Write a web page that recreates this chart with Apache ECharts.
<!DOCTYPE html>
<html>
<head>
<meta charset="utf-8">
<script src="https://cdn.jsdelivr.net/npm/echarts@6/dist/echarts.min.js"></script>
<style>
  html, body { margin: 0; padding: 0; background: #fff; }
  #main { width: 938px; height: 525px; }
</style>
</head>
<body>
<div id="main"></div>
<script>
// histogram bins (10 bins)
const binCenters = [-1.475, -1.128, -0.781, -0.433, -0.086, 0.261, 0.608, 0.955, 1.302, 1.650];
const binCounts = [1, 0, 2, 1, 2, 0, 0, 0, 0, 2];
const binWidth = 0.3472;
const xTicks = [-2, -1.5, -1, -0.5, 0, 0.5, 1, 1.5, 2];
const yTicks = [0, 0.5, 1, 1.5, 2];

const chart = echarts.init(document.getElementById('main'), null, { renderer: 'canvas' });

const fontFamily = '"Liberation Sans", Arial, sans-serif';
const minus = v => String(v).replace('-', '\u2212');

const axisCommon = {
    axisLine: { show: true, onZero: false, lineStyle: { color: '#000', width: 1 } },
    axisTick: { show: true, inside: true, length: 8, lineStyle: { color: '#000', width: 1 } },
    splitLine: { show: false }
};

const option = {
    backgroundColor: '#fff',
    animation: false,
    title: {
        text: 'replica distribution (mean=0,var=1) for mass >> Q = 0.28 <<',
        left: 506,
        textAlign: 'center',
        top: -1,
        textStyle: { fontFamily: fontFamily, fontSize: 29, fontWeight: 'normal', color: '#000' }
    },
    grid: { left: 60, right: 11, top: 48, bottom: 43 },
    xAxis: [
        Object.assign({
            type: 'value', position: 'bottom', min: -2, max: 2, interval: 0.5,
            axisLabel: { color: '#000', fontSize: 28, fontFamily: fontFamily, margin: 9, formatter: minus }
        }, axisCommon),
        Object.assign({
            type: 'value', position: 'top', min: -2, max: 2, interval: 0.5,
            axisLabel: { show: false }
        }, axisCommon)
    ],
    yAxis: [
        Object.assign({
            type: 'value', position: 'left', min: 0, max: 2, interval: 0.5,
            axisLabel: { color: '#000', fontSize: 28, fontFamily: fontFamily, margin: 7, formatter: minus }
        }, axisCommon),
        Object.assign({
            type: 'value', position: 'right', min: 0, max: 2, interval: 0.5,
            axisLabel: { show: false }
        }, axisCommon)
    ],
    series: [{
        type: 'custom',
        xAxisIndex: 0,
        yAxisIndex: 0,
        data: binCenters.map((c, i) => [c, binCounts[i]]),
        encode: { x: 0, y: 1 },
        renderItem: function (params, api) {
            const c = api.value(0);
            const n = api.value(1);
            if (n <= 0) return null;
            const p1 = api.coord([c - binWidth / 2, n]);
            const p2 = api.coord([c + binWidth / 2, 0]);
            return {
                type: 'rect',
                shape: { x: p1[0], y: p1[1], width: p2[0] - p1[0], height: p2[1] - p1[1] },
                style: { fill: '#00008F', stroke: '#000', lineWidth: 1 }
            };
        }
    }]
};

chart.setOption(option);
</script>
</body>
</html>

▶ _What you should do_:
Hand back the material above in full, exactly as written.

▶ _Exercise solution_:
Write a web page that recreates this chart with Apache ECharts.
<!DOCTYPE html>
<html>
<head>
<meta charset="utf-8">
<script src="https://cdn.jsdelivr.net/npm/echarts@6/dist/echarts.min.js"></script>
<style>
  html, body { margin: 0; padding: 0; background: #fff; }
  #main { width: 938px; height: 525px; }
</style>
</head>
<body>
<div id="main"></div>
<script>
// histogram bins (10 bins)
const binCenters = [-1.475, -1.128, -0.781, -0.433, -0.086, 0.261, 0.608, 0.955, 1.302, 1.650];
const binCounts = [1, 0, 2, 1, 2, 0, 0, 0, 0, 2];
const binWidth = 0.3472;
const xTicks = [-2, -1.5, -1, -0.5, 0, 0.5, 1, 1.5, 2];
const yTicks = [0, 0.5, 1, 1.5, 2];

const chart = echarts.init(document.getElementById('main'), null, { renderer: 'canvas' });

const fontFamily = '"Liberation Sans", Arial, sans-serif';
const minus = v => String(v).replace('-', '\u2212');

const axisCommon = {
    axisLine: { show: true, onZero: false, lineStyle: { color: '#000', width: 1 } },
    axisTick: { show: true, inside: true, length: 8, lineStyle: { color: '#000', width: 1 } },
    splitLine: { show: false }
};

const option = {
    backgroundColor: '#fff',
    animation: false,
    title: {
        text: 'replica distribution (mean=0,var=1) for mass >> Q = 0.28 <<',
        left: 506,
        textAlign: 'center',
        top: -1,
        textStyle: { fontFamily: fontFamily, fontSize: 29, fontWeight: 'normal', color: '#000' }
    },
    grid: { left: 60, right: 11, top: 48, bottom: 43 },
    xAxis: [
        Object.assign({
            type: 'value', position: 'bottom', min: -2, max: 2, interval: 0.5,
            axisLabel: { color: '#000', fontSize: 28, fontFamily: fontFamily, margin: 9, formatter: minus }
        }, axisCommon),
        Object.assign({
            type: 'value', position: 'top', min: -2, max: 2, interval: 0.5,
            axisLabel: { show: false }
        }, axisCommon)
    ],
    yAxis: [
        Object.assign({
            type: 'value', position: 'left', min: 0, max: 2, interval: 0.5,
            axisLabel: { color: '#000', fontSize: 28, fontFamily: fontFamily, margin: 7, formatter: minus }
        }, axisCommon),
        Object.assign({
            type: 'value', position: 'right', min: 0, max: 2, interval: 0.5,
            axisLabel: { show: false }
        }, axisCommon)
    ],
    series: [{
        type: 'custom',
        xAxisIndex: 0,
        yAxisIndex: 0,
        data: binCenters.map((c, i) => [c, binCounts[i]]),
        encode: { x: 0, y: 1 },
        renderItem: function (params, api) {
            const c = api.value(0);
            const n = api.value(1);
            if (n <= 0) return null;
            const p1 = api.coord([c - binWidth / 2, n]);
            const p2 = api.coord([c + binWidth / 2, 0]);
            return {
                type: 'rect',
                shape: { x: p1[0], y: p1[1], width: p2[0] - p1[0], height: p2[1] - p1[1] },
                style: { fill: '#00008F', stroke: '#000', lineWidth: 1 }
            };
        }
    }]
};

chart.setOption(option);
</script>
</body>
</html>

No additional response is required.